What do we know about the plane?

The missing aircraft is not a 737 Max, the Boeing model that was grounded from March 2019 until last December following two deadly crashes.

According to registration details, the plane was a 26-year-old Boeing 737-500.

It was in good condition, Sriwijaya Air chief executive Jefferson Irwin Jauwena told reporters. Take-off had been delayed for 30 minutes due to heavy rain, he said.

Reuters Indonesian Navy personnel carry debris believed to be from the Sriwijaya Air SJ-182 plane,Reuters
Indonesian Navy personnel carry debris believed to be from the Sriwijaya Air SJ-182 plane

Sriwijaya Air, founded in 2003, is a local budget airline which flies to Indonesian and other South-east Asian destinations.

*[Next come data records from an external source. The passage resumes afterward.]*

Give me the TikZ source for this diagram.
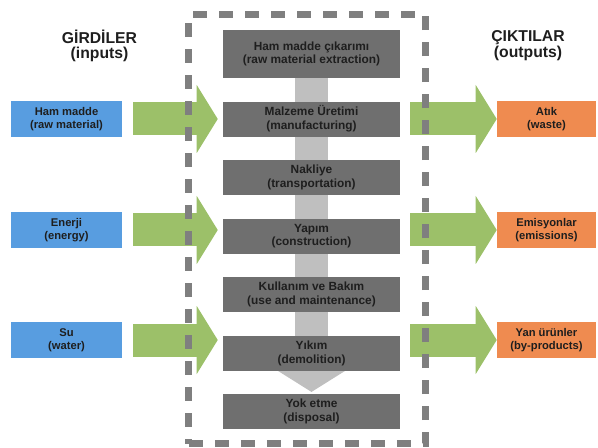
\documentclass[tikz,border=0pt]{standalone}
\usepackage{fontspec}
\setmainfont{Liberation Sans}
\usetikzlibrary{arrows.meta,backgrounds,positioning}
\definecolor{inblue}{HTML}{589DE0}
\definecolor{outorange}{HTML}{EF8B50}
\definecolor{flowgreen}{HTML}{9CC069}
\definecolor{stagegray}{HTML}{6F6F6F}
\definecolor{lifegray}{HTML}{BFBFBF}
\definecolor{framegray}{HTML}{7F7F7F}
\definecolor{ink}{HTML}{1E1E1E}
\tikzset{
  stage/.style={
    draw=none,
    fill=stagegray,
    minimum width=132.75pt,
    minimum height=26.25pt,
    inner sep=0pt,
    align=center,
    text=ink,
    font=\bfseries\fontsize{8.9}{10.3}\selectfont
  },
  input/.style={stage, fill=inblue, minimum width=83.25pt, minimum height=27pt,
    font=\bfseries\fontsize{8.4}{9.8}\selectfont},
  output/.style={input, fill=outorange, minimum width=74.25pt},
  heading/.style={align=center, text=ink, font=\bfseries\fontsize{11.8}{11.8}\selectfont},
  inflow/.style={-{Triangle[length=15.75pt, width=51pt, line width=0pt]},
    line width=24.75pt, draw=flowgreen, shorten <=8.25pt, shorten >=3.75pt},
  outflow/.style={inflow, shorten <=7.5pt, shorten >=0pt},
  lifeflow/.style={-{Triangle[length=15.75pt, width=50.25pt, line width=0pt]},
    line width=24.75pt, draw=lifegray, shorten >=1.5pt},
  frame/.style={
    draw=framegray,
    line width=5.25pt,
    dash pattern=on 10.5pt off 9pt,
    minimum width=177.4pt,
    minimum height=321.4pt,
    inner sep=0pt
  }
}

\begin{document}
\begin{tikzpicture}[x=0.75pt, y=-0.75pt, node distance=17.25pt]
  \useasboundingbox (0,0) rectangle (598,448);

  \node[heading] (inhead) at (99.5,46) {GİRDİLER\\(inputs)};
  \node[heading] (outhead) at (528,46) {ÇIKTILAR\\(outputs)};

  \node[stage, minimum height=36pt] (extract) at (311.5,54)
    {Ham madde çıkarımı\\(raw material extraction)};
  \node[stage, below=of extract] (manufact) {Malzeme Üretimi\\(manufacturing)};
  \node[stage, below=of manufact] (transport) {Nakliye\\(transportation)};
  \node[stage, below=of transport] (construct) {Yapım\\(construction)};
  \node[stage, below=of construct] (usemaint) {Kullanım ve Bakım\\(use and maintenance)};
  \node[stage, below=of usemaint] (demolish) {Yıkım\\(demolition)};
  \node[stage, below=of demolish] (dispose) {Yok etme\\(disposal)};

  \begin{scope}[on background layer]
    \draw[lifeflow] (extract.south) -- (dispose.north);
  \end{scope}

  \node[input] (rawmat) at (66.5,119) {Ham madde\\(raw material)};
  \node[input] (energy) at (66.5,230) {Enerji\\(energy)};
  \node[input] (water) at (66.5,340) {Su\\(water)};

  \node[output] (waste) at (546.5,119) {Atık\\(waste)};
  \node[output] (emission) at (546.5,230) {Emisyonlar\\(emissions)};
  \node[output] (byprod) at (546.5,340) {Yan ürünler\\(by-products)};

  \draw[inflow] (rawmat.east) -- (rawmat.east -| manufact.west);
  \draw[inflow] (energy.east) -- (energy.east -| construct.west);
  \draw[inflow] (water.east) -- (water.east -| demolish.west);

  \draw[outflow] (waste.west -| manufact.east) -- (waste.west);
  \draw[outflow] (emission.west -| construct.east) -- (emission.west);
  \draw[outflow] (byprod.west -| demolish.east) -- (byprod.west);

  \node[frame] (lifecycle) at (307.25,229.25) {};
\end{tikzpicture}
\end{document}
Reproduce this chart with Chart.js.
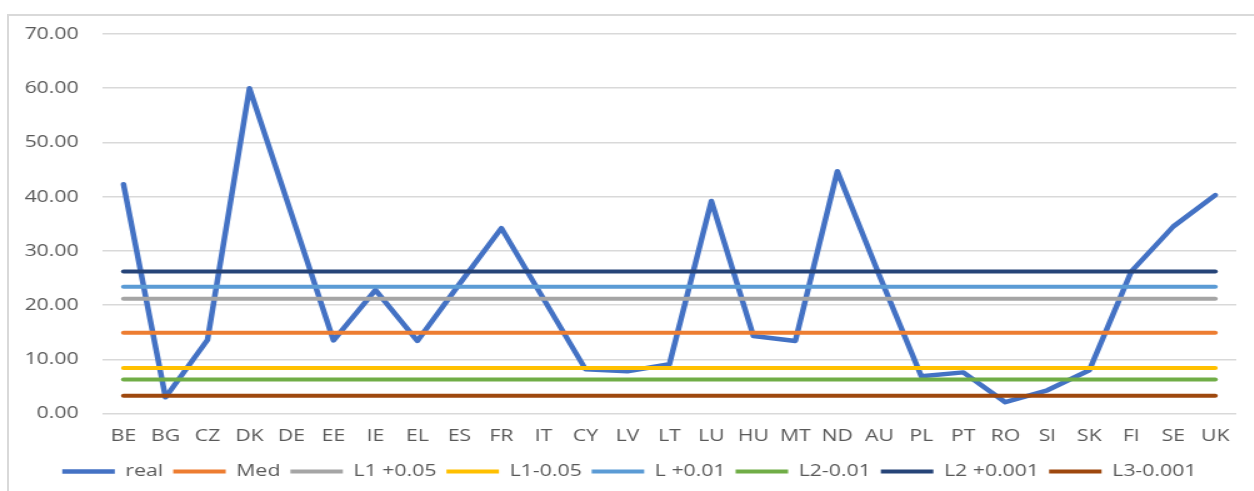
<!DOCTYPE html>
<html>
<head>
<meta charset="utf-8">
<script src="https://cdn.jsdelivr.net/npm/chart.js@4/dist/chart.umd.min.js"></script>
<style>
  html, body { margin: 0; padding: 0; background: #fff; overflow: hidden; }
  #frame { position: absolute; left: 7px; top: 14px; width: 1400px; height: 600px; border: 2px solid #d9d9d9; }
  /* the reference picture is stretched sideways, so the chart is too */
  #wrap { position: absolute; left: 0; top: 0; width: 1003px; height: 491px; transform: scale(1.25, 1); transform-origin: 0 0; }
</style>
</head>
<body>
<div id="frame"></div>
<div id="wrap"><canvas id="chart"></canvas></div>
<script>
const countries = ['BE', 'BG', 'CZ', 'DK', 'DE', 'EE', 'IE', 'EL', 'ES', 'FR', 'IT', 'CY', 'LV', 'LT',
  'LU', 'HU', 'MT', 'ND', 'AU', 'PL', 'PT', 'RO', 'Sl', 'SK', 'FI', 'SE', 'UK'];

const real = [42.3, 3.0, 13.6, 60.0, 36.8, 13.5, 22.8, 13.4, 23.9, 34.2, 21.2, 8.2, 7.8, 9.1,
  39.2, 14.3, 13.4, 44.7, 25.5, 6.9, 7.6, 2.1, 4.3, 8.0, 26.2, 34.5, 40.3];

// reference levels (flat lines)
const med = 14.9;
const l1Plus005 = 21.2;
const l1Minus005 = 8.4;
const lPlus001 = 23.4;
const l2Minus001 = 6.3;
const l2Plus0001 = 26.2;
const l3Minus0001 = 3.3;

const flat = (v) => countries.map(() => v);

function series(label, data, color, width, order) {
  return {
    label,
    data,
    borderColor: color,
    backgroundColor: color,
    borderWidth: width,
    borderCapStyle: 'round',
    borderJoinStyle: 'round',
    pointRadius: 0,
    pointHoverRadius: 0,
    tension: 0,
    order,
  };
}

const textColor = '#595959';
const font = { family: "'Open Sans', sans-serif", size: 17 };

new Chart(document.getElementById('chart'), {
  type: 'line',
  data: {
    labels: countries,
    datasets: [
      series('real', real, '#4472C4', 4.5, 1),
      series('Med', flat(med), '#ED7D31', 4, 0),
      series('L1 +0.05', flat(l1Plus005), '#A5A5A5', 4, 0),
      series('L1-0.05', flat(l1Minus005), '#FFC000', 4, 0),
      series('L +0.01', flat(lPlus001), '#5B9BD5', 4, 0),
      series('L2-0.01', flat(l2Minus001), '#70AD47', 4, 0),
      series('L2 +0.001', flat(l2Plus0001), '#264478', 4, 0),
      series('L3-0.001', flat(l3Minus0001), '#9E480E', 4, 0),
    ],
  },
  options: {
    responsive: true,
    maintainAspectRatio: false,
    animation: false,
    events: [],
    layout: { padding: { top: 34, right: 14, left: 18, bottom: 1 } },
    plugins: {
      tooltip: { enabled: false },
      legend: {
        position: 'bottom',
        labels: {
          usePointStyle: true,
          pointStyle: 'line',
          pointStyleWidth: 42,
          padding: 8,
          color: textColor,
          font,
          sort: (a, b) => a.datasetIndex - b.datasetIndex,
        },
      },
    },
    scales: {
      x: {
        offset: true,
        grid: { display: false, drawTicks: false, offset: true },
        border: { display: false },
        ticks: { color: textColor, font, padding: 12, maxRotation: 0, autoSkip: false },
        afterFit: (s) => { s.height -= 3; },
      },
      y: {
        min: 0,
        max: 70,
        grid: { color: '#d9d9d9', lineWidth: 1.5, drawTicks: false },
        border: { display: false },
        ticks: {
          stepSize: 10,
          color: textColor,
          font,
          padding: 19,
          callback: (v) => v.toFixed(2),
        },
        afterFit: (s) => { s.width = 64; },
      },
    },
  },
});
</script>
</body>
</html>
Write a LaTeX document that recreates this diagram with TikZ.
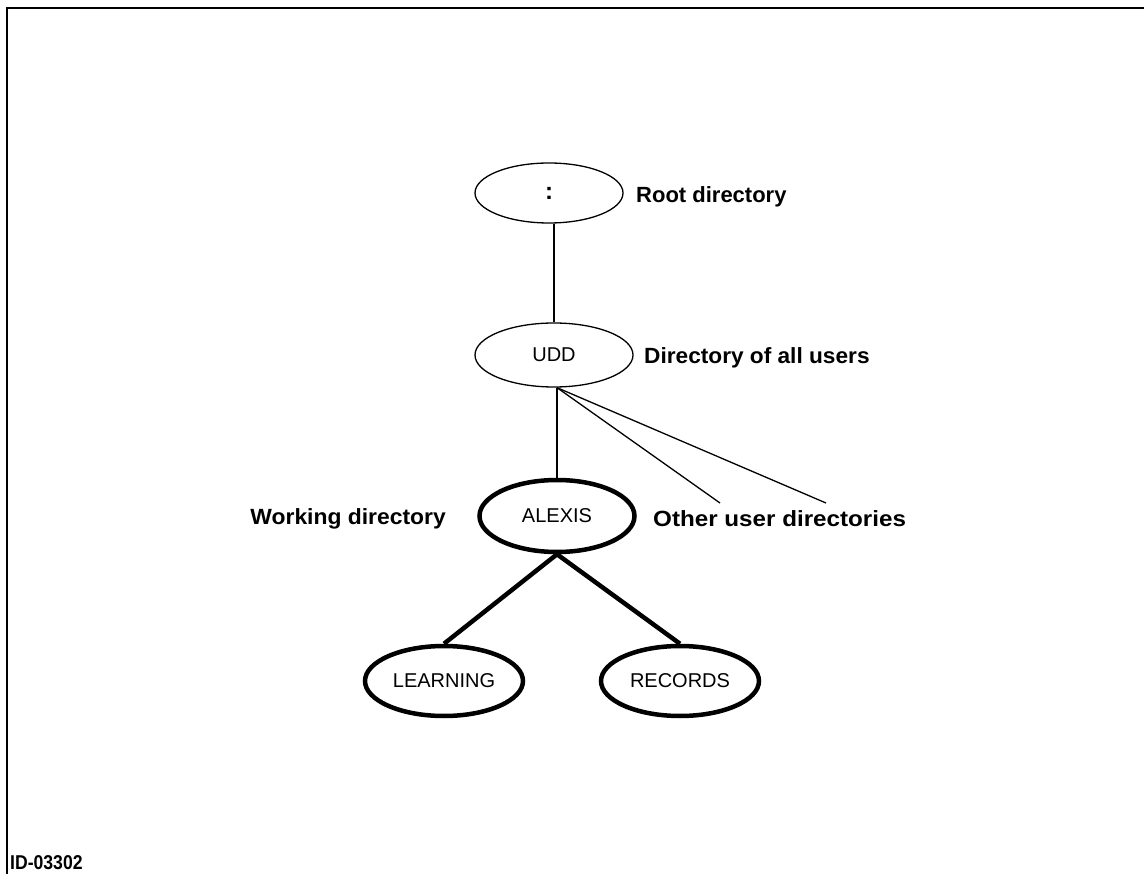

The plane went missing about 20km (12 miles) north of the capital Jakarta, not far from where another flight crashed in October 2018.

A total of 189 died when an Indonesian Lion Air flight plunged into the sea about 12 minutes after take-off from the city.

That disaster was blamed on a series of failures in the plane's design, but also faults by the airline and the pilots.

It was one of two crashes that led regulators to pull the Boeing 737 Max from service. The model resumed passenger flights in December after a systems overhaul.